The model underwent extensive fine-tuning from Stable Diffusion V1.2, trained for 595,000 steps at 512×512 resolution on the carefully curated ‘laion-aesthetics v2 5+’ dataset. A critical training technique involved dropping 10% of text-conditioning during training, which significantly improved classifier-free guidance sampling and enhanced the model’s ability to balance prompt adherence with creative variation.
Key Capabilities & Strengths
Photo-Realistic Generation
Excels at creating highly detailed, realistic images, particularly portraits with accurate facial features, skin textures, and lighting effects.
Versatile Applications
Supports inpainting for selective editing, outpainting for image extension, and image-to-image transformations for style transfer and variations.
Open-Source Flexibility
Freely available for commercial and creative use, with extensive community support, custom models, and integration possibilities.
Efficient Processing
Optimized for consumer-grade GPUs, making professional-quality AI image generation accessible to individual creators and small teams.
Known Limitations & Considerations
While powerful, Stable Diffusion V1.5 has documented limitations that users should understand. The model occasionally struggles with perfect photorealism, particularly in complex scenes with multiple subjects or intricate lighting. Text rendering within images remains unreliable, often producing illegible or distorted letters. Complex compositional prompts with multiple objects and specific spatial relationships can challenge the model’s understanding. Additionally, anatomical accuracy issues may appear, especially with hands, feet, and unusual poses.
A built-in safety module filters NSFW content using CLIP-based embeddings and hand-engineered weights, though this system is not foolproof and requires responsible usage practices.
Evolution & Newer Versions
The Stable Diffusion family has evolved rapidly since V1.5’s release. Stable Diffusion 2.1 introduced improved resolution handling and refined training approaches. SDXL, released in July 2023, brought larger models and enhanced detail generation. Most recently, SD 3.0 (previewed in February 2024) incorporates transformer-based architectures and superior text-image alignment capabilities.
Despite these advancements, Stable Diffusion V1.5 remains the most popular and beginner-friendly version, with the largest ecosystem of custom models, tutorials, and community resources. Its balance of quality, accessibility, and computational efficiency makes it an ideal starting point for newcomers while remaining powerful enough for professional applications.
Technical Deep Dive
Understanding Latent Diffusion
Latent diffusion represents a breakthrough in efficient image generation. Unlike traditional diffusion models that operate directly on pixel space, Stable Diffusion V1.5 works in a compressed latent space created by the VAE. This approach reduces computational requirements by 4-8x while maintaining high-quality outputs.
The diffusion process involves two phases: forward diffusion (gradually adding noise to training images) and reverse diffusion (learning to remove noise step-by-step). During inference, the model starts with pure noise and iteratively refines it based on text embeddings, eventually producing a coherent image that matches the prompt description.

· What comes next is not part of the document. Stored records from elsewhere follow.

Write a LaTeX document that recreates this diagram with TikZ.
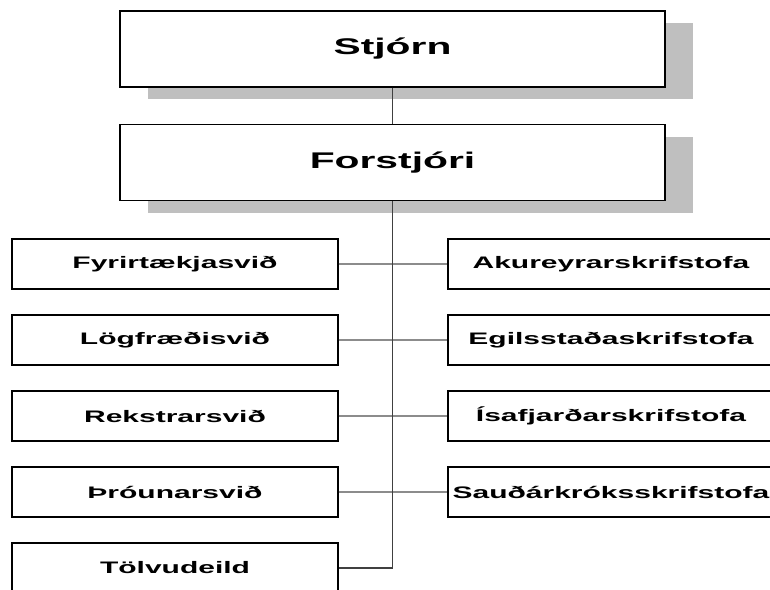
\documentclass[tikz,border=0pt]{standalone}
\usepackage{fontspec}
\usepackage{tikz}
\usetikzlibrary{shadows}
\newfontfamily\orgfont[FakeStretch=1.8]{Liberation Sans}

\tikzset{
	topbox/.style={draw=black, line width=1pt, fill=white, inner sep=0pt,
		minimum width=408.75pt, minimum height=57pt,
		font=\orgfont\bfseries\fontsize{17}{19}\selectfont,
		drop shadow={shadow xshift=21pt, shadow yshift=-9pt, fill=black!25, opacity=1}},
	unitbox/.style={draw=black, line width=1pt, fill=white, inner sep=0pt,
		minimum width=244.5pt, minimum height=37.5pt,
		font=\orgfont\bfseries\fontsize{12.5}{14}\selectfont},
	vline/.style={draw=black!75, line width=0.8pt},
	hline/.style={draw=black!45, line width=0.8pt}
}

\begin{document}
\begin{tikzpicture}[x=0.75pt,y=-0.75pt]
		\useasboundingbox (0,0) rectangle (770,589);

		\node[topbox] (stjorn) at (392.5,49) {Stjórn};
		\node[topbox] (forstjori) at (392.5,162.5) {Forstjóri};

		\foreach \txt [count=\i] in {Fyrirtækjasvið,Lögfræðisvið,Rekstrarsvið,Þróunarsvið,Tölvudeild} {
			\node[unitbox] (svid\i) at (175,{264+76*(\i-1)}) {\txt};
		}
		\foreach \txt [count=\i] in {Akureyrarskrifstofa,Egilsstaðaskrifstofa,Ísafjarðarskrifstofa,Sauðárkróksskrifstofa} {
			\node[unitbox] (skrif\i) at (611,{264+76*(\i-1)}) {\txt};
		}

		\draw[vline] (stjorn) -- (forstjori);
		\foreach \i in {1,...,4} {
			\draw[hline] (svid\i) -- (skrif\i);
		}
		\draw[vline] (forstjori.south) |- (svid5.east);
	\end{tikzpicture}
\end{document}
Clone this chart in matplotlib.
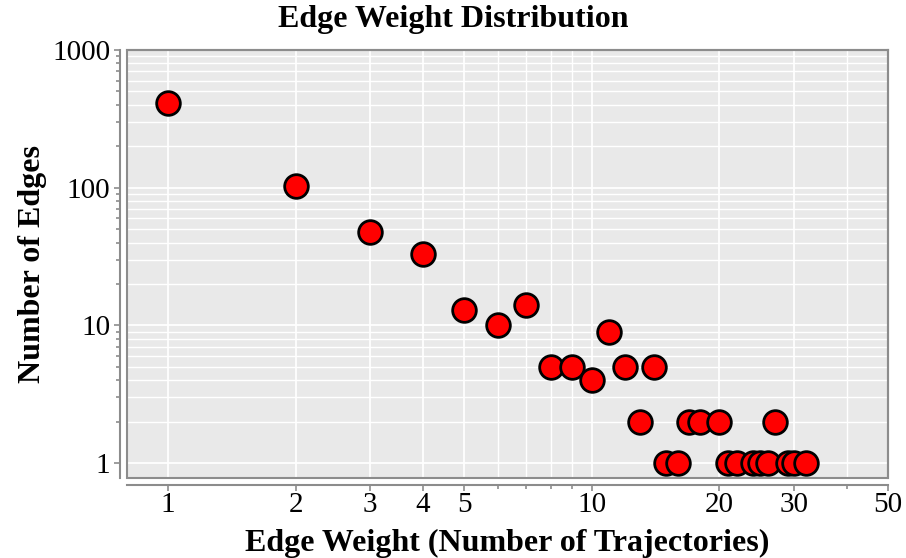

Text Encoding & Prompt Engineering
The CLIP ViT-L/14 text encoder transforms natural language into 768-dimensional embeddings that guide image generation. Understanding how this encoder interprets language is crucial for effective prompt engineering.
Effective prompts typically include:
- Subject description: Main focus of the image with specific details
- Style modifiers: Artistic style, medium, or technique references
- Quality boosters: Terms like “highly detailed,” “8k,” “masterpiece”

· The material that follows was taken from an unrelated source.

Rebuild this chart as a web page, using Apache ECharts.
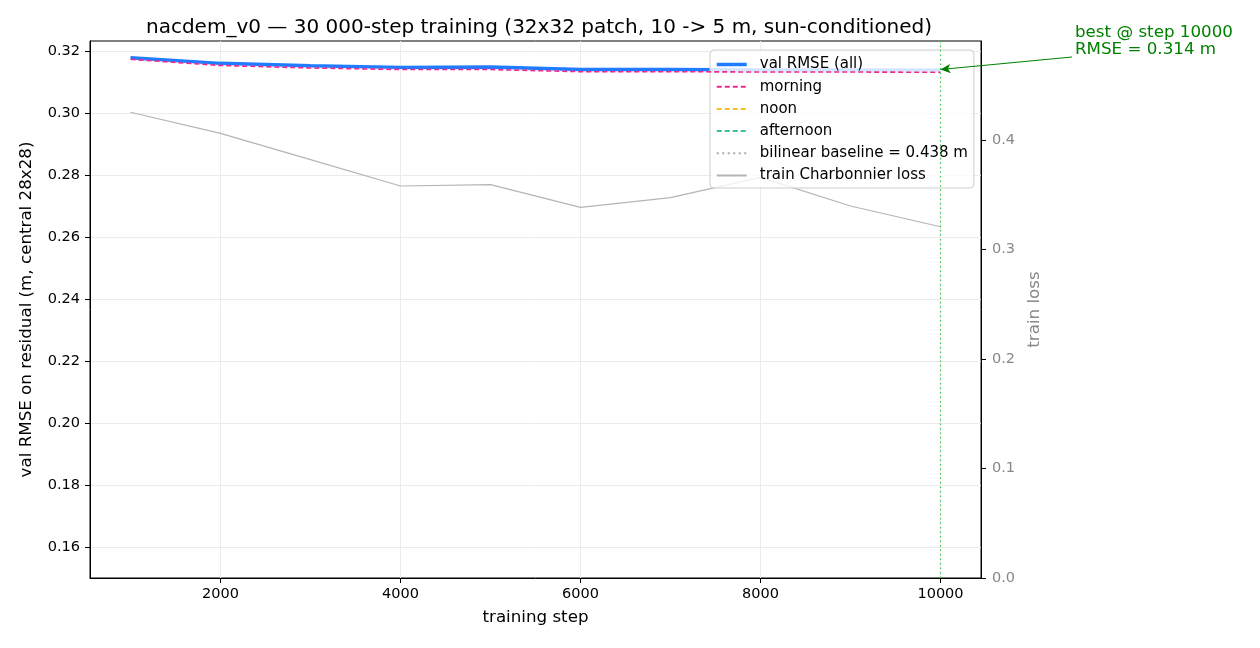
<!DOCTYPE html>
<html>
<head>
<meta charset="utf-8">
<script src="https://cdn.jsdelivr.net/npm/echarts@6/dist/echarts.min.js"></script>
<style>html,body{margin:0;padding:0;background:#fff}#c{width:1260px;height:648px}</style>
</head>
<body>
<div id="c"></div>
<script>
const steps = [1000, 2000, 3000, 4000, 5000, 6000, 7000, 8000, 9000, 10000];
const valAll = [0.3178, 0.3160, 0.3152, 0.3147, 0.3148, 0.3140, 0.3140, 0.3139, 0.3139, 0.3138];
const valMorning = [0.3173, 0.3153, 0.3145, 0.3140, 0.3140, 0.3133, 0.3133, 0.3132, 0.3132, 0.3131];
const valNoon = [];
const valAfternoon = [];
const trainLoss = [0.4253, 0.4061, 0.382, 0.358, 0.3592, 0.3385, 0.3473, 0.3659, 0.3397, 0.3208];
const baselineRMSE = 0.438;
const bestStep = 10000;
const bestRMSE = 0.314;
const xTicks = [2000, 4000, 6000, 8000, 10000];
const yTicks = [0.16, 0.18, 0.20, 0.22, 0.24, 0.26, 0.28, 0.30, 0.32];
const lossTicks = [0.0, 0.1, 0.2, 0.3, 0.4];

const FONT = 'DejaVu Sans';
const pairs = (vals) => vals.map((v, i) => [steps[i], v]);
const baselineName = 'bilinear baseline = ' + baselineRMSE.toFixed(3) + ' m';

const chart = echarts.init(document.getElementById('c'), null, {renderer: 'canvas'});
chart.setOption({
  animation: false,
  textStyle: {fontFamily: FONT},
  title: {
    text: 'nacdem_v0 \u2014 30 000-step training (32x32 patch, 10 -> 5 m, sun-conditioned)',
    left: 141, top: 13,
    textStyle: {fontFamily: FONT, fontSize: 20, fontWeight: 'normal', color: '#000'}
  },
  grid: {left: 90, right: 279, top: 41, bottom: 70, show: true, borderColor: '#000', borderWidth: 1, backgroundColor: 'transparent'},
  legend: {
    orient: 'vertical', left: 710, top: 50,
    padding: [7, 6, 5, 5],
    itemWidth: 30, itemHeight: 14, itemGap: 7.2,
    backgroundColor: 'rgba(255,255,255,0.8)', borderColor: '#cccccc', borderWidth: 1, borderRadius: 4,
    itemStyle: {opacity: 0},
    textStyle: {fontFamily: FONT, fontSize: 15, color: '#000', padding: [0, 0, 0, 8]},
    data: [
      {name: 'val RMSE (all)', lineStyle: {width: 3.5}},
      {name: 'morning', lineStyle: {width: 2}},
      {name: 'noon', lineStyle: {width: 2}},
      {name: 'afternoon', lineStyle: {width: 2}},
      {name: baselineName, lineStyle: {width: 2}},
      {name: 'train Charbonnier loss', lineStyle: {width: 2}}
    ],
    selectedMode: false
  },
  xAxis: {
    type: 'value', min: 550, max: 10450,
    name: 'training step', nameLocation: 'middle', nameGap: 31,
    nameTextStyle: {fontFamily: FONT, fontSize: 16.7, color: '#000'},
    axisLine: {show: true, lineStyle: {color: '#000', width: 1}},
    axisTick: {show: true, inside: false, length: 5, lineStyle: {color: '#000'}, customValues: xTicks},
    axisLabel: {customValues: xTicks, fontFamily: FONT, fontSize: 14.5, color: '#000', margin: 9, formatter: v => String(v)},
    splitLine: {show: true, lineStyle: {color: '#ebebeb', width: 1}}
  },
  yAxis: [{
    type: 'value', min: 0.15, max: 0.3232, position: 'left',
    name: 'val RMSE on residual (m, central 28x28)', nameLocation: 'middle', nameGap: 55,
    nameTextStyle: {fontFamily: FONT, fontSize: 16.7, color: '#000'},
    axisLine: {show: true, lineStyle: {color: '#000', width: 1}},
    axisTick: {show: true, inside: false, length: 5, lineStyle: {color: '#000'}, customValues: yTicks},
    axisLabel: {customValues: yTicks, fontFamily: FONT, fontSize: 14.5, color: '#000', margin: 10, formatter: v => v.toFixed(2)},
    splitLine: {show: true, lineStyle: {color: '#ebebeb', width: 1}}
  }, {
    type: 'value', min: 0, max: 0.4904, position: 'right',
    name: 'train loss', nameLocation: 'middle', nameGap: 44,
    nameTextStyle: {fontFamily: FONT, fontSize: 16.7, color: '#888888'},
    axisLine: {show: true, lineStyle: {color: '#000', width: 1}},
    axisTick: {show: true, inside: false, length: 5, lineStyle: {color: '#000'}, customValues: lossTicks},
    axisLabel: {customValues: lossTicks, fontFamily: FONT, fontSize: 14.5, color: '#888888', margin: 11, formatter: v => v.toFixed(1)},
    splitLine: {show: false}
  }],
  series: [{
    name: 'train Charbonnier loss', type: 'line', yAxisIndex: 1, data: pairs(trainLoss),
    symbol: 'none', lineStyle: {color: '#b5b5b5', width: 1.2}, itemStyle: {color: '#b5b5b5'}, z: 1, silent: true
  }, {
    name: 'val RMSE (all)', type: 'line', yAxisIndex: 0, data: pairs(valAll),
    symbol: 'none', lineStyle: {color: '#1f7cff', width: 3.4}, itemStyle: {color: '#1f7cff'}, z: 3, silent: true,
    markLine: {
      silent: true, symbol: 'none', animation: false,
      label: {show: false},
      lineStyle: {color: '#33cc44', width: 1.2, type: [1.5, 3]},
      data: [{xAxis: bestStep}]
    }
  }, {
    name: 'morning', type: 'line', yAxisIndex: 0, data: pairs(valMorning),
    symbol: 'none', lineStyle: {color: '#f0288c', width: 1.6, type: [5, 3]}, itemStyle: {color: '#f0288c'}, z: 4, silent: true,
    markLine: {
      silent: true, animation: false,
      symbol: ['arrow', 'none'], symbolSize: [7, 10], symbolOffset: [0, 6],
      label: {show: false},
      lineStyle: {color: '#008000', width: 1.2, type: 'solid'},
      data: [[{coord: [bestStep, bestRMSE]}, {x: 1072, y: 57}]]
    }
  }, {
    name: 'noon', type: 'line', yAxisIndex: 0, data: pairs(valNoon),
    symbol: 'none', lineStyle: {color: '#fbbf24', width: 1.5, type: [5, 3]}, itemStyle: {color: '#fbbf24'}, silent: true
  }, {
    name: 'afternoon', type: 'line', yAxisIndex: 0, data: pairs(valAfternoon),
    symbol: 'none', lineStyle: {color: '#3cc48f', width: 1.5, type: [5, 3]}, itemStyle: {color: '#3cc48f'}, silent: true
  }, {
    name: baselineName, type: 'line', yAxisIndex: 0,
    data: steps.map(s => [s, baselineRMSE]), clip: true,
    symbol: 'none', lineStyle: {color: '#aaaaaa', width: 2, type: [2, 3.5]}, itemStyle: {color: '#aaaaaa'}, silent: true
  }],
  graphic: [{
    type: 'text', left: 1075, top: 24, silent: true,
    style: {
      text: 'best @ step ' + bestStep + '\nRMSE = ' + bestRMSE.toFixed(3) + ' m',
      fill: '#008000', font: '16.7px "DejaVu Sans"', lineHeight: 17
    }
  }]
});
</script>
</body>
</html>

- Lighting & atmosphere: Specific lighting conditions and mood
- Composition elements: Camera angles, framing, and perspective
Sampling Methods Explained
Different sampling algorithms affect generation speed, quality, and style. Popular samplers include:
- Euler: Fast and reliable, good for most use cases
- Euler a (ancestral): Adds randomness, creates more varied results
- DPM++ 2M Karras: High quality with fewer steps, excellent efficiency
- DDIM: Deterministic results, useful for consistent variations
- LMS: Balanced quality and speed for general purposes
Advanced Workflows & Integration
Professional users combine Stable Diffusion V1.5 with complementary tools and techniques. ControlNet enables precise control over composition using edge detection, pose estimation, or depth maps. LoRA (Low-Rank Adaptation) models add specific styles or subjects without full model retraining. Textual Inversion creates custom embeddings for consistent character or style reproduction.
Integration possibilities extend to automated workflows using APIs, batch processing for large-scale projects, and combination with traditional image editing software for hybrid creative processes.

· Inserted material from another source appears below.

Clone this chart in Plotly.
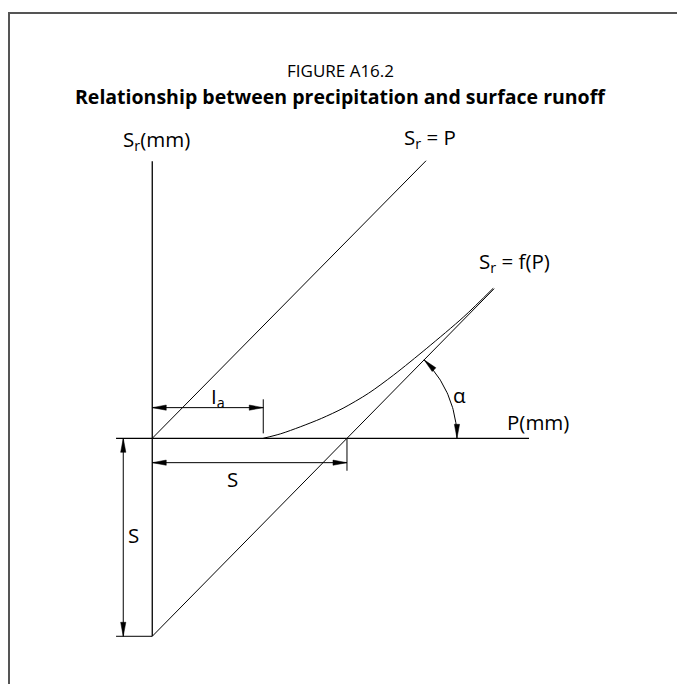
import numpy as np
import plotly.graph_objects as go

# ---- data (diagram units; S = 100) ----
S = 100.0
IA = 57.0
ALPHA_DEG = 45.5

axis_v_x = [0, 0]
axis_v_y = [-S, 140]
axis_h_x = [-18.6, 193.5]
axis_h_y = [0, 0]

line_eq_P = [0, 140.6]          # S_r = P
line_eq_Sr = [0, 140.2]
line_shift_P = [0, 175.6]       # S_r = P - S (asymptote)
line_shift_Sr = [-S, 75.6]

curve_P = [57, 66, 76, 87, 98, 111, 124, 141, 160, 175.1]
curve_Sr = [0, 2.3, 5.8, 10.1, 15.2, 22.7, 32.0, 45.5, 61.4, 75.8]

# ---- geometry of the page ----
W, H = 677, 684
X_RANGE = [-78.2, 269.5]
Y_RANGE = [-124.1, 221.4]
KX = W / (X_RANGE[1] - X_RANGE[0])   # px per unit
KY = H / (Y_RANGE[1] - Y_RANGE[0])

fig = go.Figure()

def seg(xs, ys, w=1.0):
    fig.add_trace(go.Scatter(x=xs, y=ys, mode="lines",
                             line=dict(color="black", width=w),
                             hoverinfo="skip", showlegend=False))

# axes
seg(axis_v_x, axis_v_y, 1.3)
seg(axis_h_x, axis_h_y, 1.3)
seg([axis_h_x[0], 0], [-S, -S], 1.0)
# lines
seg(line_eq_P, line_eq_Sr, 1.0)
seg(line_shift_P, line_shift_Sr, 1.0)
fig.add_trace(go.Scatter(x=curve_P, y=curve_Sr, mode="lines",
                         line=dict(color="black", width=1.0, shape="spline", smoothing=0.8),
                         hoverinfo="skip", showlegend=False))

shapes = []

def arrowhead(tu, tv, dx, dy, L=14, w=2.6):
    """tip at (tu,tv) in units, direction (dx,dy) in pixel space (y down)."""
    n = np.hypot(dx, dy)
    dx, dy = dx / n, dy / n
    tx, ty = tu * KX, -tv * KY
    bx, by = tx - L * dx, ty - L * dy
    px, py = -dy, dx
    pts = [(tx, ty), (bx + w * px, by + w * py), (bx - w * px, by - w * py)]
    path = "M " + " L ".join(f"{x / KX:.3f},{-y / KY:.3f}" for x, y in pts) + " Z"
    shapes.append(dict(type="path", path=path, xref="x", yref="y",
                       fillcolor="black", line=dict(color="black", width=0.5)))

def dim(u0, v0, u1, v1):
    seg([u0, u1], [v0, v1], 1.0)
    dxp = (u1 - u0) * KX
    dyp = -(v1 - v0) * KY
    arrowhead(u1, v1, dxp, dyp)
    arrowhead(u0, v0, -dxp, -dyp)

# Ia dimension
dim(0, 15.5, IA, 15.5)
seg([IA, IA], [2.5, 19.7], 1.0)
# horizontal S dimension
dim(0, -12.3, S, -12.3)
seg([S, S], [0, -16.4], 1.0)
# vertical S dimension
dim(-14.9, 0, -14.9, -S)

# alpha arc centered at the asymptote intercept (S, 0)
R = 110.0
th = np.radians(np.linspace(0, ALPHA_DEG, 40))
arc_u = S + R * np.cos(th) / KX
arc_v = R * np.sin(th) / KY
seg(list(arc_u), list(arc_v), 1.0)
t1 = th[-1]
arrowhead(arc_u[-1], arc_v[-1], -np.sin(t1), -np.cos(t1))
arrowhead(arc_u[0], arc_v[0], 0, 1)

# frame (left and top edges)
fx = 9 / W
fy = 1 - 13 / H
shapes.append(dict(type="path", xref="paper", yref="paper",
                   path=f"M {fx},0 L {fx},{fy} L 1,{fy}",
                   line=dict(color="#555555", width=2)))

FONT = "Open Sans"
ann = []

def txt(u, v, s, size=20.5, **kw):
    ann.append(dict(x=u, y=v, xref="x", yref="y", text=s, showarrow=False,
                    font=dict(family=FONT, size=size, color="black"),
                    xanchor="center", yanchor="middle", **kw))

txt(2.3, 150.7, "S<sub>r</sub>(mm)")
txt(142.6, 151.7, "S<sub>r</sub> = P")
txt(185.8, 89.2, "S<sub>r</sub> = f(P)")
txt(198.1, 8.4, "P(mm)")
txt(33.8, 21.0, "I<sub>a</sub>")
txt(41.3, -20.6, "S")
txt(-9.4, -48.8, "S")
txt(158.0, 22.0, "α")

ann.append(dict(x=340 / W, y=1 - 71 / H, xref="paper", yref="paper",
                text="FIGURE A16.2",
                showarrow=False, font=dict(family=FONT, size=17, color="black"),
                xanchor="center", yanchor="middle"))
ann.append(dict(x=340 / W, y=1 - 96 / H, xref="paper", yref="paper",
                text="<b>Relationship between precipitation and surface runoff</b>",
                showarrow=False, font=dict(family=FONT, size=19.5, color="black"),
                xanchor="center", yanchor="middle"))

fig.update_layout(
    width=W, height=H,
    margin=dict(l=0, r=0, t=0, b=0),
    paper_bgcolor="white", plot_bgcolor="white",
    xaxis=dict(range=X_RANGE, visible=False, fixedrange=True),
    yaxis=dict(range=Y_RANGE, visible=False, fixedrange=True),
    shapes=shapes, annotations=ann, showlegend=False,
)
fig.write_html(
    "out.html",
    config={"displayModeBar": False},
    post_script=(
        "document.body.style.margin='0';"
        "document.body.style.overflow='hidden';"
        "document.documentElement.style.overflow='hidden';"
    ),
)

Hardware Requirements & Optimization
Stable Diffusion V1.5 runs efficiently on consumer hardware. Minimum requirements include a GPU with 4GB VRAM, though 8GB or more is recommended for optimal performance and higher resolutions. CPU-only generation is possible but significantly slower.
Optimization techniques include using half-precision (fp16) to reduce memory usage, xFormers for faster attention computation, and VAE tiling for generating larger images on limited VRAM. Cloud platforms offer alternative solutions for users without local GPU access.